One of the four science instruments onboard NASA's ailing Hubble Space Telescope failed last week, the space agency said Friday.
 
The Space Telescope Imaging Spectrograph, or STIS, was used by astronomers to detect black holes and measure the temperatures of stars, among other things. The instrument failed to respond to a test command and went into suspension shortly after noon Eastern Daylight Time on Aug. 3, according to a mission status report.
 
NASA engineers said they believe a malfunctioning power converter is to blame. A similar malfunction in 2001 took the instrument's first power converter offline, leaving it without a backup.
 
"Accordingly, it is now believed that STIS's mechanism functions are inoperable and unrecoverable," said NASA managers in a status report released Friday. "Because STIS has been single-string in its electronics since May 2001, it can no longer be used for science observations."
 
Astronauts installed the STIS during a spacewalk in 1997. It has already exceeded its planned lifetime of five years.
 
Still, Hubble advocates are likely to see the failure as yet another reason for NASA to send either humans or robots on a mission to repair Hubble.
 
In January, NASA chief administrator Sean O'Keefe raised the ire of many scientists and space enthusiasts when he announced that the space agency would not plan a servicing mission due to safety concerns.
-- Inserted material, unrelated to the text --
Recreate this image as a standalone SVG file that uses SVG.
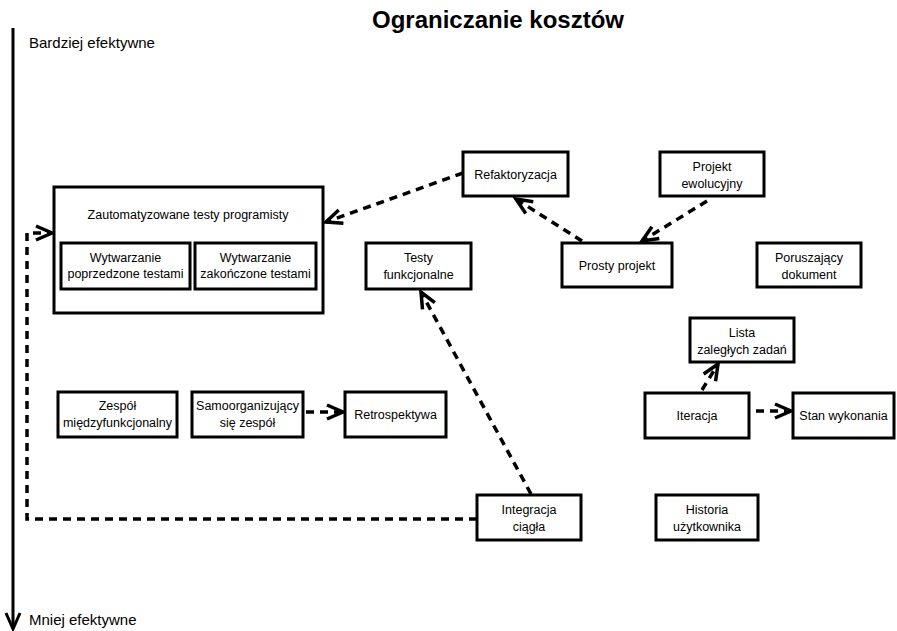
<svg xmlns="http://www.w3.org/2000/svg" width="897" height="631" viewBox="0 0 897 631">
<style>
.box{fill:#fff;stroke:#000;stroke-width:3}
.lbl{font-family:"Liberation Sans",Arial,sans-serif;font-size:12.5px;text-anchor:middle;fill:#000}
.ax{font-family:"Liberation Sans",Arial,sans-serif;font-size:15px;fill:#000}
.con{fill:none;stroke:#000;stroke-width:3.5;stroke-dasharray:8 6}
</style>
<defs>
<marker id="arr" markerUnits="userSpaceOnUse" markerWidth="24" markerHeight="20" viewBox="-20 -10 24 20" refX="0" refY="0" orient="auto" overflow="visible">
<path d="M-16,-7 L0,0 L-16,7" fill="none" stroke="#000" stroke-width="3.5" stroke-linejoin="miter"/>
</marker>
</defs>
<rect width="897" height="631" fill="#fff"/>
<text x="498" y="28" font-family="Liberation Sans, Arial, sans-serif" font-size="24" font-weight="bold" text-anchor="middle">Ograniczanie kosztów</text>
<g id="axis">
<line x1="13" y1="28" x2="13" y2="628" stroke="#000" stroke-width="3"/>
<path d="M6,613 L13,629 L20,613" fill="none" stroke="#000" stroke-width="3"/>
<text class="ax" x="29" y="48">Bardziej efektywne</text>
<text class="ax" x="29" y="625">Mniej efektywne</text>
</g>
<g id="connectors">
<path class="con" d="M463,173 L326,222" marker-end="url(#arr)"/>
<path class="con" d="M582,241 L516,199" marker-end="url(#arr)"/>
<path class="con" d="M707,201 L642,241" marker-end="url(#arr)"/>
<path class="con" d="M531,494 L421,292" marker-end="url(#arr)"/>
<path class="con" d="M477,519 H27 V233 H52" marker-end="url(#arr)"/>
<path class="con" d="M306,412 H343" marker-end="url(#arr)"/>
<path class="con" d="M702,390 L718,364" marker-end="url(#arr)"/>
<path class="con" d="M756,411 H791" marker-end="url(#arr)"/>
</g>
<g id="zauto">
<rect class="box" x="54" y="187" width="269" height="126"/>
<text class="lbl" x="188" y="219">Zautomatyzowane testy programisty</text>
</g>
<g id="tdd">
<rect class="box" x="61" y="243" width="129" height="46"/>
<text class="lbl" x="125.5" y="262">Wytwarzanie</text>
<text class="lbl" x="125.5" y="278">poprzedzone testami</text>
</g>
<g id="tad">
<rect class="box" x="195" y="243" width="121" height="46"/>
<text class="lbl" x="255.5" y="262">Wytwarzanie</text>
<text class="lbl" x="255.5" y="278">zakończone testami</text>
</g>
<g id="refak">
<rect class="box" x="463" y="152" width="105" height="44"/>
<text class="lbl" x="515.5" y="179">Refaktoryzacja</text>
</g>
<g id="projekt">
<rect class="box" x="660" y="152" width="104" height="44"/>
<text class="lbl" x="712" y="171">Projekt</text>
<text class="lbl" x="712" y="188">ewolucyjny</text>
</g>
<g id="prosty">
<rect class="box" x="562" y="243" width="110" height="44"/>
<text class="lbl" x="617" y="270">Prosty projekt</text>
</g>
<g id="porusz">
<rect class="box" x="757" y="243" width="104" height="44"/>
<text class="lbl" x="809" y="262">Poruszający</text>
<text class="lbl" x="809" y="279">dokument</text>
</g>
<g id="testyf">
<rect class="box" x="366" y="243" width="105" height="46"/>
<text class="lbl" x="418.5" y="262">Testy</text>
<text class="lbl" x="418.5" y="279">funkcjonalne</text>
</g>
<g id="zespol">
<rect class="box" x="58" y="392" width="119" height="45"/>
<text class="lbl" x="117.5" y="410">Zespół</text>
<text class="lbl" x="117.5" y="427">międzyfunkcjonalny</text>
</g>
<g id="samoorg">
<rect class="box" x="192" y="392" width="111" height="45"/>
<text class="lbl" x="247.5" y="410">Samoorganizujący</text>
<text class="lbl" x="247.5" y="427">się zespół</text>
</g>
<g id="retro">
<rect class="box" x="345" y="392" width="101" height="45"/>
<text class="lbl" x="395.5" y="419">Retrospektywa</text>
</g>
<g id="lista">
<rect class="box" x="690" y="318" width="104" height="44"/>
<text class="lbl" x="742" y="337">Lista</text>
<text class="lbl" x="742" y="354">zaległych zadań</text>
</g>
<g id="iter">
<rect class="box" x="645" y="393" width="104" height="45"/>
<text class="lbl" x="697" y="420">Iteracja</text>
</g>
<g id="stan">
<rect class="box" x="793" y="393" width="101" height="45"/>
<text class="lbl" x="843.5" y="420">Stan wykonania</text>
</g>
<g id="integ">
<rect class="box" x="477" y="495" width="104" height="45"/>
<text class="lbl" x="529" y="514">Integracja</text>
<text class="lbl" x="529" y="531">ciągła</text>
</g>
<g id="hist">
<rect class="box" x="656" y="495" width="102" height="45"/>
<text class="lbl" x="707" y="514">Historia</text>
<text class="lbl" x="707" y="531">użytkownika</text>
</g>
</svg>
But after being pressured to reconsider by scientists and lawmakers, O'Keefe later said the agency would not rule out a robotic mission if one could be assembled in time.
 
Without a servicing mission, Hubble is expected to fail altogether by 2007 or 2008. That is when the telescope's batteries or its gyroscopes will give out, according to NASA engineers.
 
The space agency said Friday that Hubble's other three instruments -- the Near Infrared Camera and Multi-Object Spectrometer, the Advanced Camera for Surveys and the Wide Field/Planetary Camera 2 -- are all operating normally.